DR. STEVEN REISNER: APA has continued to this day to assert that psychologists have an important role to play in military and intelligence interrogations, even if those interrogations take place at sites where the Geneva Conventions don’t apply, where international human rights laws don’t apply, where — black sites, where even the names of the detainees are not released, cite the — American Psychological Association’s position so far is that psychologists should be able to [inaudible] —-

AMY GOODMAN: We wanted to have a debate among the five of you presidential candidates, the American Psychological Association. We asked the other four candidates to come on today. Dr. Jack Kitaeff, one of the five, said, “I see this as an internal APA policy matter, not the subject of a radio show, but thanks for thinking of me.” We asked Dr. Ronald Rozensky to join us; he declined. Dr. Robert McGrath, he declined.

But I wanted to ask you about Dr. Carol Goodheart’s position. She sent this statement to us, though she didn’t come on. She said, “I support the recent APA Council of Representatives’ amendment that strengthens APA’s ‘no torture, no exceptions’ policy. The amended resolution makes it clear all harsh interrogation techniques, including so-called ‘enhanced’ methods or ‘no touch’ torture or ‘torture lite,’ constitute torture and are always prohibited.” Dr. Reisner?

DR. STEVEN REISNER: Well, I agree with Dr. Goodheart. I think that the resolution -— actually, it was an amended resolution that was passed by the council. It amended the resolution passed last summer, which didn’t really have any teeth in it and had tremendous loopholes. But this one did absolutely prohibit the use of nineteen interrogation techniques in any interrogation.

It doesn’t clearly prohibit such techniques as part of the conditions of confinement. It doesn’t prohibit psychologists from overseeing and supervising the conditions of confinement in sites that are considered illegal internationally. It doesn’t prohibit psychologists from instituting behavior modification programs for detainees. It doesn’t — you know, reward-and-punishment programs, which psychologists have been doing.

So there is a — it was a very good step, but I think Dr. Goodheart — and I wish the other candidates would speak to how far we still have to go. BUt so far, they have not been willing to engage in a debate about that issue.
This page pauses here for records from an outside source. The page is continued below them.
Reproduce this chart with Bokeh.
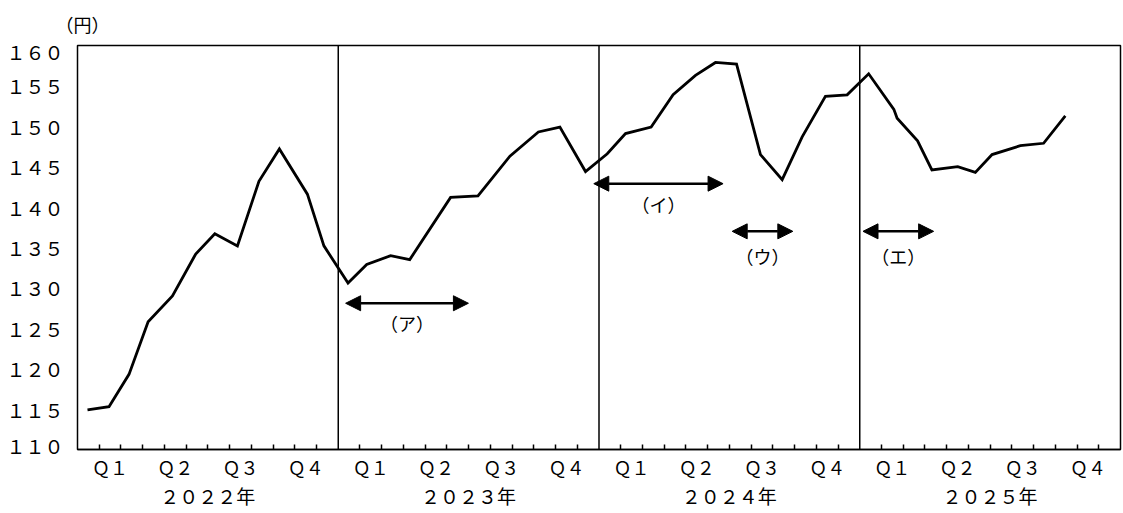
from bokeh.plotting import figure
from bokeh.models import FixedTicker, LinearAxis, Span, Arrow, NormalHead, ColumnDataSource
from bokeh.core.properties import value
from bokeh.embed import file_html
from bokeh.resources import INLINE

# ---------------- data ----------------
# position in months since Jan 2022 (0 = start of Jan 2022)
months = [0.46, 1.45, 2.37, 3.25, 4.37, 5.44, 6.32, 7.36, 8.35, 9.29, 10.58, 11.34,
          12.45, 13.31, 14.41, 15.29, 17.17, 18.43, 19.90, 21.21, 22.20, 23.38,
          24.38, 25.22, 26.40, 27.41, 28.44, 29.36, 30.33, 31.43, 32.43, 33.35, 34.42, 35.42,
          36.41, 37.57, 37.72, 38.66, 39.32, 40.51, 41.32, 42.09, 43.39, 44.46, 45.46]
yen = [114.9, 115.3, 119.3, 125.8, 129.0, 134.2, 136.7, 135.2, 143.2, 147.2, 141.6, 135.2,
       130.6, 132.9, 134.0, 133.5, 141.2, 141.4, 146.3, 149.3, 149.9, 144.4,
       146.6, 149.1, 149.9, 153.9, 156.3, 157.9, 157.7, 146.5, 143.4, 148.7, 153.7, 153.9,
       156.5, 152.1, 151.0, 148.2, 144.6, 145.0, 144.3, 146.5, 147.6, 147.9, 151.3]

y_ticks = [110, 115, 120, 125, 130, 135, 140, 145, 150, 155, 160]
y_tick_labels = ["１１０", "１１５", "１２０", "１２５", "１３０", "１３５",
                 "１４０", "１４５", "１５０", "１５５", "１６０"]
y_unit = "（円）"

years = ["２０２２年", "２０２３年", "２０２４年", "２０２５年"]
quarters = ["Ｑ１", "Ｑ２", "Ｑ３", "Ｑ４"]

period_names = ["（ア）", "（イ）", "（ウ）", "（エ）"]
period_start = [12.34, 23.76, 30.13, 36.15]
period_end = [17.99, 29.71, 32.92, 39.40]
period_level = [128.1, 142.9, 137.0, 137.0]

# ---------------- style ----------------
FONT = "Noto Sans CJK JP"
label_nudge = {110: 0.5, 160: -0.8}     # end labels sit slightly inside the frame
period_label_offset = [20, 20, 25, 25]  # px below each arrow

n_months = 12 * len(years)

p = figure(width=1123, height=513, x_range=(0, n_months), y_range=(110, 160),
           output_backend="svg", toolbar_location=None,
           min_border_left=77, min_border_right=3, min_border_top=45, min_border_bottom=64,
           x_axis_location=None, y_axis_location=None)
p.grid.visible = False
p.outline_line_color = "black"
p.outline_line_width = 1.5
p.background_fill_color = "white"
p.border_fill_color = "white"

# unit as a left-aligned title
p.title.text = y_unit
p.title.align = "left"
p.title.offset = -22
p.title.standoff = 17
p.title.text_font = FONT
p.title.text_font_size = "18px"
p.title.text_font_style = "normal"
p.title.text_color = "black"

# y axis
tick_pos = [t + label_nudge.get(t, 0) for t in y_ticks]
yax = LinearAxis(ticker=FixedTicker(ticks=tick_pos),
                 major_label_overrides={tp: lab for tp, lab in zip(tick_pos, y_tick_labels)})
yax.axis_line_color = None
yax.major_tick_line_color = None
yax.minor_tick_line_color = None
yax.major_label_standoff = 8
yax.major_label_text_font = FONT
yax.major_label_text_font_size = "19px"
yax.major_label_text_color = "black"
p.add_layout(yax, "left")

# x axis: quarters with month ticks
q_pos = [3 * i + 1.5 for i in range(4 * len(years))]
q_lab = {qp: quarters[i % 4] for i, qp in enumerate(q_pos)}
month_ticks = [m for m in range(1, n_months) if m % 12 != 0]
xax = LinearAxis(ticker=FixedTicker(ticks=q_pos, minor_ticks=month_ticks),
                 major_label_overrides=q_lab)
xax.axis_line_color = "black"
xax.axis_line_width = 1.5
xax.major_tick_line_color = None
xax.minor_tick_in = 5
xax.minor_tick_out = 0
xax.minor_tick_line_width = 1.5
xax.minor_tick_line_color = "black"
xax.major_label_standoff = -2
xax.major_label_text_font = FONT
xax.major_label_text_font_size = "18px"
xax.major_label_text_color = "black"
p.add_layout(xax, "below")

# x axis: years
y_pos = [12 * i + 6 for i in range(len(years))]
xax2 = LinearAxis(ticker=FixedTicker(ticks=y_pos, minor_ticks=[]),
                  major_label_overrides={yp: lab for yp, lab in zip(y_pos, years)})
xax2.axis_line_color = None
xax2.major_tick_line_color = None
xax2.minor_tick_line_color = None
xax2.major_label_standoff = -7
xax2.major_label_text_font = FONT
xax2.major_label_text_font_size = "19px"
xax2.major_label_text_color = "black"
p.add_layout(xax2, "below")

# year separators
for b in range(12, n_months, 12):
    p.add_layout(Span(location=b, dimension="height", line_color="black", line_width=1.5))

# exchange-rate line
src = ColumnDataSource(dict(x=months, y=yen))
p.line("x", "y", source=src, line_color="black", line_width=2.8, line_join="miter")

# period arrows
for s, e, lv in zip(period_start, period_end, period_level):
    p.add_layout(Arrow(x_start=s, x_end=e, y_start=lv, y_end=lv,
                       line_color="black", line_width=2.5,
                       start=NormalHead(size=15, fill_color="black", line_color="black"),
                       end=NormalHead(size=15, fill_color="black", line_color="black")))
mids = [(s + e) / 2 for s, e in zip(period_start, period_end)]
lsrc = ColumnDataSource(dict(x=mids, y=period_level, t=period_names, off=period_label_offset))
p.text("x", "y", text="t", y_offset="off", source=lsrc, text_align="center",
       text_baseline="middle", text_font=value(FONT), text_font_size="18px", text_color="black")

open("out.html", "w").write(file_html(p, INLINE))
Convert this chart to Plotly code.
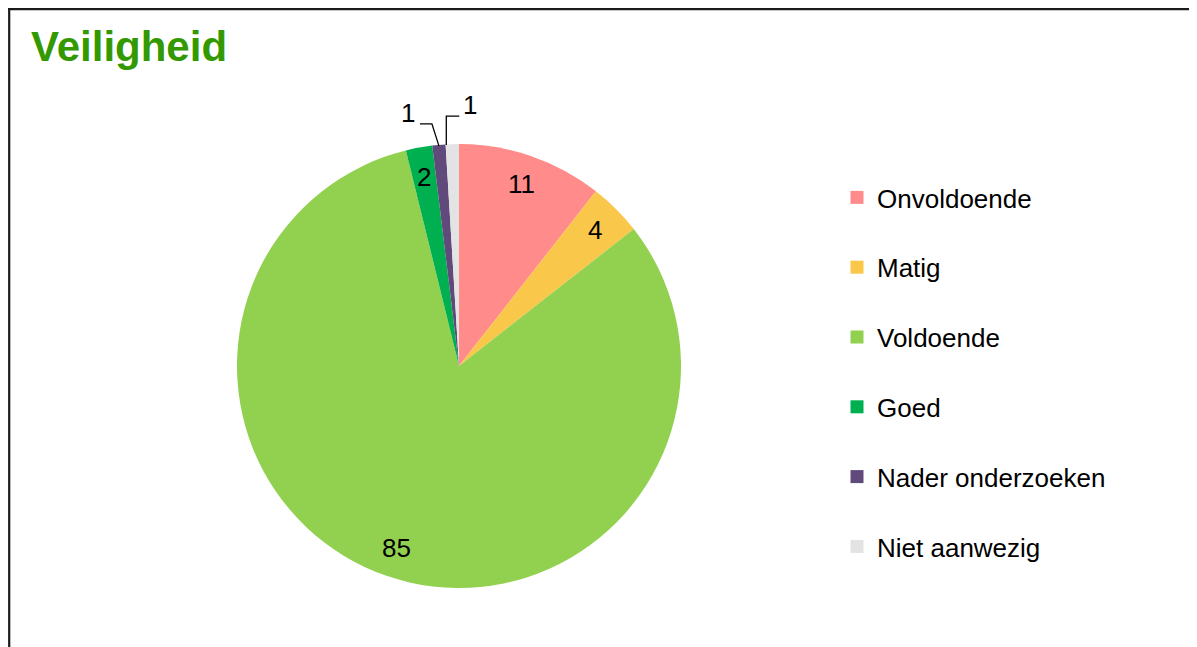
import math
import plotly.graph_objects as go

# ---- data ----
categories = ["Onvoldoende", "Matig", "Voldoende", "Goed", "Nader onderzoeken", "Niet aanwezig"]
values = [11, 4, 85, 2, 1, 1]
colors = ["#FF8B8B", "#F9C749", "#92D050", "#00B050", "#604A7B", "#E3E3E3"]
outside_labels = ["Nader onderzoeken", "Niet aanwezig"]

W, H = 1197, 647
OFF = 8  # page body margin of the browser
CX, CY, R = 459, 366, 222  # pie centre / radius in screen px


def px(x):
    return (x - OFF) / W


def py(y):
    return 1 - (y - OFF) / H


LABEL_FONT = dict(size=26, color="black", family="Liberation Sans, Arial")

fig = go.Figure()

fig.add_trace(go.Pie(
    labels=categories,
    values=values,
    marker=dict(colors=colors, line=dict(width=0)),
    sort=False,
    direction="clockwise",
    rotation=0,
    textinfo="none",
    hoverinfo="skip",
    showlegend=False,
    domain=dict(x=[px(CX - R), px(CX + R)], y=[py(CY + R), py(CY - R)]),
))

# legend entries (one group per category so gaps can be set)
for cat, col in zip(categories, colors):
    fig.add_trace(go.Scatter(
        x=[None], y=[None], mode="markers", name=cat,
        marker=dict(symbol="square", size=13, color=col),
        legendgroup=cat, showlegend=True, hoverinfo="skip",
    ))

# data labels computed from values
total = sum(values)
cum = 0
annotations = []
shapes = []
for cat, v in zip(categories, values):
    mid = (cum + v / 2) / total * 2 * math.pi
    cum += v
    if cat not in outside_labels:
        r = 0.865 * R
        x = CX + r * math.sin(mid)
        y = CY - r * math.cos(mid)
        annotations.append(dict(x=px(x), y=py(y), xref="paper", yref="paper",
                                xanchor="center", yanchor="middle",
                                text=str(v), showarrow=False, font=LABEL_FONT))
    else:
        ex = CX + R * math.sin(mid)
        ey = CY - R * math.cos(mid) + 1
        if cat == "Nader onderzoeken":
            pts = [(ex, ey), (ex - 7, ey - 22), (ex - 19, ey - 22)]
            lx, ly = ex - 31, ey - 33
        else:
            ex -= 6
            pts = [(ex, ey), (ex, ey - 29), (ex + 13, ey - 29)]
            lx, ly = ex + 24, ey - 40
        path = "M " + " L ".join(f"{px(a):.5f},{py(b):.5f}" for a, b in pts)
        shapes.append(dict(type="path", path=path, xref="paper", yref="paper",
                           line=dict(color="black", width=1.3)))
        annotations.append(dict(x=px(lx), y=py(ly), xref="paper", yref="paper",
                                xanchor="center", yanchor="middle",
                                text=str(v), showarrow=False, font=LABEL_FONT))

# outer frame (partially visible)
shapes.append(dict(type="line", xref="paper", yref="paper",
                   x0=px(9.2), x1=px(9.2), y0=py(8), y1=0,
                   line=dict(color="#1a1a1a", width=2.2)))
shapes.append(dict(type="line", xref="paper", yref="paper",
                   x0=px(8), x1=1, y0=py(9.2), y1=py(9.2),
                   line=dict(color="#1a1a1a", width=2.2)))

fig.update_layout(
    width=W, height=H,
    margin=dict(l=0, r=0, t=0, b=0),
    paper_bgcolor="white", plot_bgcolor="white",
    title=dict(text="<b>Veiligheid</b>", x=px(31), xanchor="left",
               y=py(46), yanchor="middle", xref="paper", yref="paper",
               font=dict(size=42, color="#339900", family="Liberation Sans, Arial")),
    xaxis=dict(visible=False), yaxis=dict(visible=False),
    showlegend=True,
    legend=dict(x=px(837), xanchor="left", y=py(174), yanchor="top",
                font=dict(size=26, color="black", family="Liberation Sans, Arial"),
                tracegroupgap=33, bgcolor="rgba(0,0,0,0)", itemclick=False,
                itemdoubleclick=False),
    annotations=annotations,
    shapes=shapes,
)

fig.write_html("out.html")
JUAN GONZALEZ: And if it is eventually judged that these were war crimes that occurred in some of these torture incidents throughout — under American jurisdiction and there were psychologists that were present at the time, would it be your view that they also participated in these war crimes?

DR. STEVEN REISNER: I actually spoke with the UN rapporteur on torture about that very question. And he said that being part of an operation where the operation commits a war crime makes the person part of the operation guilty of the war crime. One of the reasons that I’m running for president of the APA and one of the reasons we support changes in the APA policy is to protect our psychologists from being brought up on war criminal charges. And it’s one of the reasons that we want to change the APA ethics code, which at this moment permits a psychologist to follow the law or military regulations even when those regulations violate our own ethics code.

AMY GOODMAN: I should also say that the candidate for president, Robert McGrath, said, “I’m categorically opposed to the use of degrading and threatening techniques in interrogation,” and went on from there.